* START Information supplied *

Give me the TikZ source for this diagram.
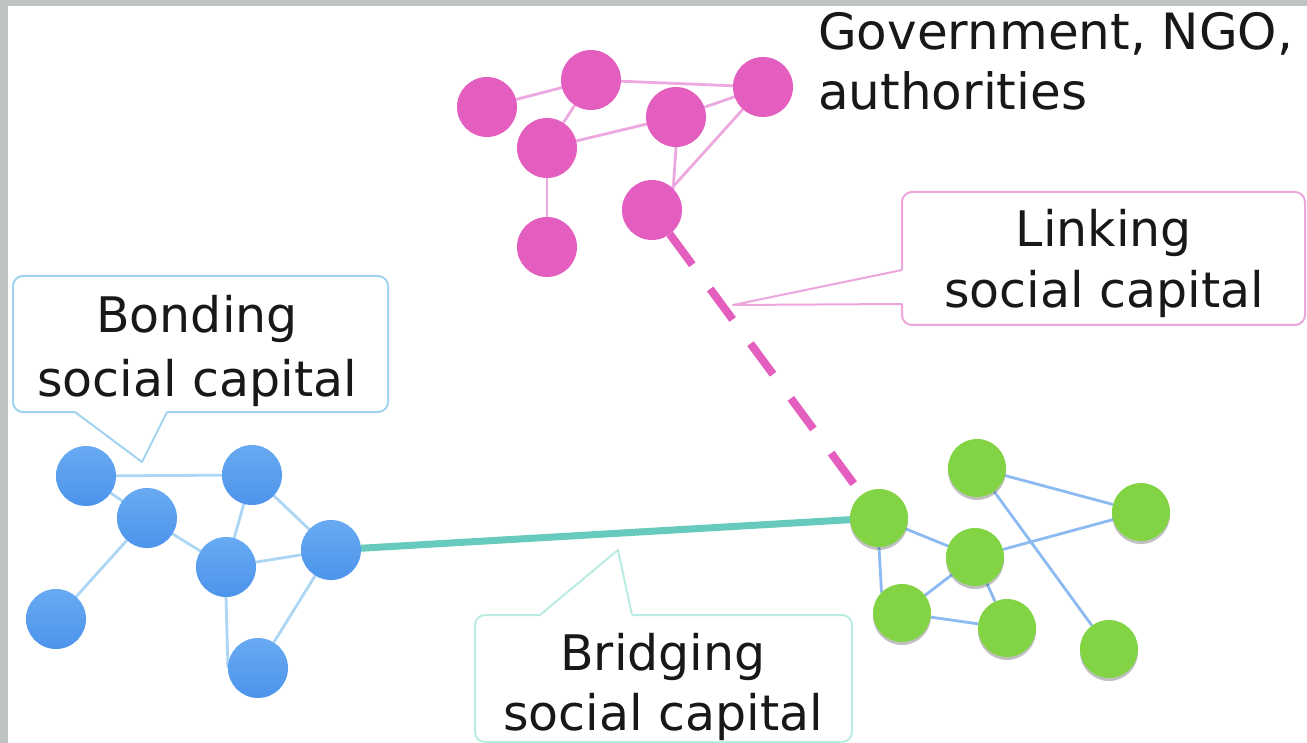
\documentclass[tikz,border=0pt]{standalone}
\usepackage{fontspec}
\setmainfont{DejaVu Sans}
\usetikzlibrary{shadows}
\pgfdeclarelayer{bg}
\pgfdeclarelayer{edges}
\pgfsetlayers{bg,edges,main}
\definecolor{pinkN}{RGB}{228,94,192}
\definecolor{pinkE}{RGB}{238,168,224}
\definecolor{blueTop}{RGB}{104,170,242}
\definecolor{blueBot}{RGB}{76,148,236}
\definecolor{blueE}{RGB}{172,214,244}
\definecolor{greenN}{RGB}{130,212,68}
\definecolor{greenE}{RGB}{140,186,242}
\definecolor{tealL}{RGB}{102,202,188}
\definecolor{tealC}{RGB}{186,236,228}
\definecolor{bondC}{RGB}{162,210,242}
\definecolor{linkC}{RGB}{236,166,222}
\definecolor{frameG}{RGB}{190,195,195}
\definecolor{txt}{RGB}{24,24,24}
\begin{document}
\begin{tikzpicture}[x=1pt,y=-1pt,
  nodebase/.style={circle, minimum size=60pt, inner sep=0pt, outer sep=0pt},
  pnode/.style={nodebase, fill=pinkN},
  bnode/.style={nodebase, top color=blueTop, bottom color=blueBot},
  gnode/.style={nodebase, minimum size=58pt, fill=greenN, drop shadow={shadow xshift=0pt, shadow yshift=-3pt, opacity=0.35, fill=black!70}},
  pedge/.style={draw=pinkE, line width=2.8pt},
  bedge/.style={draw=blueE, line width=2.8pt},
  gedge/.style={draw=greenE, line width=2.8pt},
  lbl/.style={font=\fontsize{49}{63}\selectfont, text=txt, align=center, inner sep=0pt},
  callout/.style={line width=2pt, line join=round},
]
\useasboundingbox (0,0) rectangle (1307,743);
\begin{pgfonlayer}{bg}
  \fill[white] (0,0) rectangle (1307,743);
\end{pgfonlayer}

% pink cluster
\node[pnode] (P1) at (487,107) {};
\node[pnode] (P2) at (591,80) {};
\node[pnode] (P3) at (763,87) {};
\node[pnode] (P4) at (676,117) {};
\node[pnode] (P5) at (547,148) {};
\node[pnode] (P6) at (652,210) {};
\node[pnode] (P7) at (547,247) {};

% blue cluster
\node[bnode] (B1) at (86,476) {};
\node[bnode] (B2) at (147,518) {};
\node[bnode] (B3) at (252,475) {};
\node[bnode] (B4) at (331,550) {};
\node[bnode] (B5) at (226,567) {};
\node[bnode] (B6) at (56,619) {};
\node[bnode] (B7) at (258,668) {};

% green cluster
\node[gnode] (G1) at (879,518) {};
\node[gnode] (G2) at (977,468) {};
\node[gnode] (G3) at (1141,512) {};
\node[gnode] (G4) at (975,557) {};
\node[gnode] (G5) at (902,613) {};
\node[gnode] (G6) at (1007,628) {};
\node[gnode] (G7) at (1109,649) {};

\begin{pgfonlayer}{edges}
  \draw[pedge] (P1) -- (P2);
  \draw[pedge] (P2) -- (P3);
  \draw[pedge] (P2) -- (P5);
  \draw[pedge] (P5) -- (P4);
  \draw[pedge] (P4) -- (P3);
  \draw[pedge] (P4.south) -- (P6.north east);
  \draw[pedge] (P3) -- (P6);
  \draw[pedge] (P5) -- (P7);

  \draw[bedge] (B1) -- (B3);
  \draw[bedge] (B1) -- (B2);
  \draw[bedge] (B2) -- (B5);
  \draw[bedge] (B2) -- (B6);
  \draw[bedge] (B3) -- (B5);
  \draw[bedge] (B3) -- (B4);
  \draw[bedge] (B5) -- (B4);
  \draw[bedge] (B5.south) -- (B7.west);
  \draw[bedge] (B4) -- (B7);

  \draw[gedge] (G1) -- (G4);
  \draw[gedge] (G1.south) -- (G5.north west);
  \draw[gedge] (G2) -- (G3);
  \draw[gedge] (G2) -- (G7);
  \draw[gedge] (G4) -- (G3);
  \draw[gedge] (G4) -- (G5);
  \draw[gedge] (G4) -- (G6);
  \draw[gedge] (G5) -- (G6);
\end{pgfonlayer}

% bridging and linking connectors
\draw[tealL, line width=7pt] (B4) -- (G1);
\draw[pinkN, line width=8pt, dash pattern=on 38pt off 30pt] (P6) -- (G1);

% labels (base anchor = baseline of last line)
\node[lbl, font=\fontsize{50}{60}\selectfont, align=left, anchor=base west] (gov) at (818,110) {Government, NGO,\\authorities};
\node[lbl, font=\fontsize{49}{64}\selectfont, anchor=base] (bond) at (197,396) {Bonding\\social capital};
\node[lbl, font=\fontsize{49}{61}\selectfont, anchor=base] (link) at (1104,308) {Linking\\social capital};
\node[lbl, font=\fontsize{49}{60}\selectfont, anchor=base] (bridge) at (663,730) {Bridging\\social capital};

% callout outlines
\draw[callout, bondC, rounded corners=10pt] (167,412) -- (388,412) -- (388,276) -- (13,276) -- (13,412) -- (75,412);
\draw[callout, bondC] (75,412) -- (142,462) -- (167,412);

\draw[callout, linkC, rounded corners=10pt] (902,304) -- (902,325) -- (1305,325) -- (1305,192) -- (902,192) -- (902,270);
\draw[callout, linkC] (902,270) -- (733,305) -- (902,304);

\draw[callout, tealC, rounded corners=10pt] (632,615) -- (852,615) -- (852,742) -- (475,742) -- (475,615) -- (540,615);
\draw[callout, tealC] (540,615) -- (618,550) -- (632,615);

% frame
\fill[frameG] (0,0) rectangle (1307,6);
\fill[frameG] (0,0) rectangle (8,743);
\end{tikzpicture}
\end{document}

* END Information supplied *

What the task asks:
Restate the entire listing word for word, excluding pictures.

Written answer:
Give me the TikZ source for this diagram.
\documentclass[tikz,border=0pt]{standalone}
\usepackage{fontspec}
\setmainfont{DejaVu Sans}
\usetikzlibrary{shadows}
\pgfdeclarelayer{bg}
\pgfdeclarelayer{edges}
\pgfsetlayers{bg,edges,main}
\definecolor{pinkN}{RGB}{228,94,192}
\definecolor{pinkE}{RGB}{238,168,224}
\definecolor{blueTop}{RGB}{104,170,242}
\definecolor{blueBot}{RGB}{76,148,236}
\definecolor{blueE}{RGB}{172,214,244}
\definecolor{greenN}{RGB}{130,212,68}
\definecolor{greenE}{RGB}{140,186,242}
\definecolor{tealL}{RGB}{102,202,188}
\definecolor{tealC}{RGB}{186,236,228}
\definecolor{bondC}{RGB}{162,210,242}
\definecolor{linkC}{RGB}{236,166,222}
\definecolor{frameG}{RGB}{190,195,195}
\definecolor{txt}{RGB}{24,24,24}
\begin{document}
\begin{tikzpicture}[x=1pt,y=-1pt,
  nodebase/.style={circle, minimum size=60pt, inner sep=0pt, outer sep=0pt},
  pnode/.style={nodebase, fill=pinkN},
  bnode/.style={nodebase, top color=blueTop, bottom color=blueBot},
  gnode/.style={nodebase, minimum size=58pt, fill=greenN, drop shadow={shadow xshift=0pt, shadow yshift=-3pt, opacity=0.35, fill=black!70}},
  pedge/.style={draw=pinkE, line width=2.8pt},
  bedge/.style={draw=blueE, line width=2.8pt},
  gedge/.style={draw=greenE, line width=2.8pt},
  lbl/.style={font=\fontsize{49}{63}\selectfont, text=txt, align=center, inner sep=0pt},
  callout/.style={line width=2pt, line join=round},
]
\useasboundingbox (0,0) rectangle (1307,743);
\begin{pgfonlayer}{bg}
  \fill[white] (0,0) rectangle (1307,743);
\end{pgfonlayer}

% pink cluster
\node[pnode] (P1) at (487,107) {};
\node[pnode] (P2) at (591,80) {};
\node[pnode] (P3) at (763,87) {};
\node[pnode] (P4) at (676,117) {};
\node[pnode] (P5) at (547,148) {};
\node[pnode] (P6) at (652,210) {};
\node[pnode] (P7) at (547,247) {};

% blue cluster
\node[bnode] (B1) at (86,476) {};
\node[bnode] (B2) at (147,518) {};
\node[bnode] (B3) at (252,475) {};
\node[bnode] (B4) at (331,550) {};
\node[bnode] (B5) at (226,567) {};
\node[bnode] (B6) at (56,619) {};
\node[bnode] (B7) at (258,668) {};

% green cluster
\node[gnode] (G1) at (879,518) {};
\node[gnode] (G2) at (977,468) {};
\node[gnode] (G3) at (1141,512) {};
\node[gnode] (G4) at (975,557) {};
\node[gnode] (G5) at (902,613) {};
\node[gnode] (G6) at (1007,628) {};
\node[gnode] (G7) at (1109,649) {};

\begin{pgfonlayer}{edges}
  \draw[pedge] (P1) -- (P2);
  \draw[pedge] (P2) -- (P3);
  \draw[pedge] (P2) -- (P5);
  \draw[pedge] (P5) -- (P4);
  \draw[pedge] (P4) -- (P3);
  \draw[pedge] (P4.south) -- (P6.north east);
  \draw[pedge] (P3) -- (P6);
  \draw[pedge] (P5) -- (P7);

  \draw[bedge] (B1) -- (B3);
  \draw[bedge] (B1) -- (B2);
  \draw[bedge] (B2) -- (B5);
  \draw[bedge] (B2) -- (B6);
  \draw[bedge] (B3) -- (B5);
  \draw[bedge] (B3) -- (B4);
  \draw[bedge] (B5) -- (B4);
  \draw[bedge] (B5.south) -- (B7.west);
  \draw[bedge] (B4) -- (B7);

  \draw[gedge] (G1) -- (G4);
  \draw[gedge] (G1.south) -- (G5.north west);
  \draw[gedge] (G2) -- (G3);
  \draw[gedge] (G2) -- (G7);
  \draw[gedge] (G4) -- (G3);
  \draw[gedge] (G4) -- (G5);
  \draw[gedge] (G4) -- (G6);
  \draw[gedge] (G5) -- (G6);
\end{pgfonlayer}

% bridging and linking connectors
\draw[tealL, line width=7pt] (B4) -- (G1);
\draw[pinkN, line width=8pt, dash pattern=on 38pt off 30pt] (P6) -- (G1);

% labels (base anchor = baseline of last line)
\node[lbl, font=\fontsize{50}{60}\selectfont, align=left, anchor=base west] (gov) at (818,110) {Government, NGO,\\authorities};
\node[lbl, font=\fontsize{49}{64}\selectfont, anchor=base] (bond) at (197,396) {Bonding\\social capital};
\node[lbl, font=\fontsize{49}{61}\selectfont, anchor=base] (link) at (1104,308) {Linking\\social capital};
\node[lbl, font=\fontsize{49}{60}\selectfont, anchor=base] (bridge) at (663,730) {Bridging\\social capital};

% callout outlines
\draw[callout, bondC, rounded corners=10pt] (167,412) -- (388,412) -- (388,276) -- (13,276) -- (13,412) -- (75,412);
\draw[callout, bondC] (75,412) -- (142,462) -- (167,412);

\draw[callout, linkC, rounded corners=10pt] (902,304) -- (902,325) -- (1305,325) -- (1305,192) -- (902,192) -- (902,270);
\draw[callout, linkC] (902,270) -- (733,305) -- (902,304);

\draw[callout, tealC, rounded corners=10pt] (632,615) -- (852,615) -- (852,742) -- (475,742) -- (475,615) -- (540,615);
\draw[callout, tealC] (540,615) -- (618,550) -- (632,615);

% frame
\fill[frameG] (0,0) rectangle (1307,6);
\fill[frameG] (0,0) rectangle (8,743);
\end{tikzpicture}
\end{document}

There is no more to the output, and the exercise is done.